Tomorrow’s Clean Energy Lobby Day will highlight top legislative initiatives, but many are likely to fail in Dominion-friendly subcommittee

solar installation public domainOver a hundred representatives of renewable energy and energy efficiency businesses will descend on the General Assembly tomorrow, February 3d, for Clean Energy Lobby Day. The annual event gives legislators the chance to hear from small businesses across the state that are set to grow if Virginia gets the policies right.

The tradition of a lobby day for clean energy businesses began four years ago as a way to create a counterweight to the outsized influence of utility and fossil fuel interests in the legislature. The Sierra Club organized the popular, bipartisan event its first three years. For 2015, the businesses themselves have taken over, led by a coalition group called Virginia Advanced Energy Industries, and MDV-SEIA, the solar industry trade association.

Participants will primarily discuss with legislators the bills with the greatest potential to affect their own business interests. I’ve described most of these bills in previous posts, so I’ll just list a few here, with their current status.
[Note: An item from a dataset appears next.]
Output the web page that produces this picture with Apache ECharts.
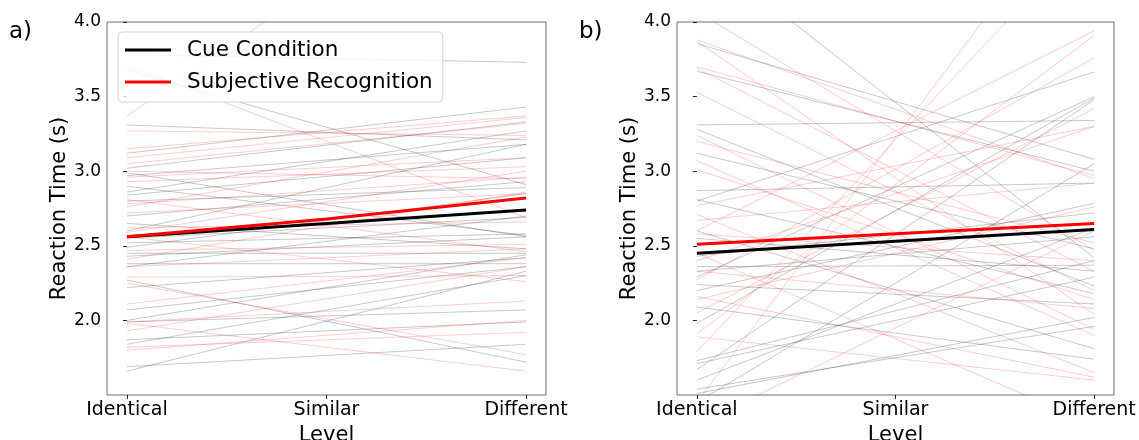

  • Legislation to promote Property Assessed Clean Energy (PACE) financing for energy efficiency and renewable energy on commercial properties. SB 801 (Watkins) has already passed the Senate unanimously. Its companion bill, HB 1446 (Danny Marshall), and the somewhat similar HB 1665 (Minchew) have been assigned to a subcommittee of the Counties, Cities and Towns and are on the docket for Wednesday, February 3.
  • Delegate Randy Minchew’s HB 1636, creating a program for community net metering. This is a top priority of the solar industry. Sadly, it has been assigned to the Commerce and Labor Committee’s subcommittee on Energy, typically considered a wholly-owned subsidiary of Dominion Power. Prospects aren’t good unless Delegate Minchew negotiates a deal with Dominion.
  • House bills to increase the size limit for commercial renewable energy projects eligible for net metering will also be heard in the energy subcommittee. These include HB 1950 (McClellan), HB 1912 (Lopez), and HB 1622 (Sullivan). On the Senate side, SB 764 (Edwards) and SB 1395 (Dance) were scheduled to be heard in Commerce and Labor today. I’ll update this when I hear the outcome. [Update: the Senate bills were rolled together and heard as SB 1395, which passed the committee unanimously; however, as amended it increases the project cap to 1 MW, rather than the 2MW that was originaly proposed. In addition, it contains new language limiting the project capacity to the amount of energy used, and requiring the owner to pay for the costs of interconnection equipment and other costs.]
  • The renewable energy grant program, HB 1650 (Villanueva), which passed the GA unanimously last year, has already died in a House subcommittee.
  • HB 1725 (Bulova) and SB 1099 (Stuart) would establish the Virginia Solar Energy Development Authority. Bulova’s bill is before the House Subcommittee on Energy. Stuart’s bill has already passed the Senate, with an (unfortunate) amendment to give the legislature more power over appointments.

Many of the clean energy bills on the House side will be heard in the Commerce and Labor Committee’s subcommittee on energy Tuesday afternoon. The timing is not exact; the meeting will follow the conclusion of the meeting of the full committee, in House Room D of the General Assembly building. The subcommittee’s docket has been posted here.

In addition to legislation mentioned above, the subcommittee docket includes other bills of interest, like Yost’s HB 2219 and Yancey’s HB 2237, which promote utility-owned solar, Lopez’s RPS bill, HB 1913, and Villanueva’s Coastal Protection Act, HB 2205.

Some lobby day participants will also be urging opposition to legislation that would prevent Virginia from moving forward quickly to comply with the EPA’s Clean Power Plan, which favors renewable energy and energy efficiency. One such bill, HB 2291 (O’Quinn), is on the House energy subcommittee docket. The equivalent Senate bills are in Agriculture and Natural Resources, where they have not been heard yet.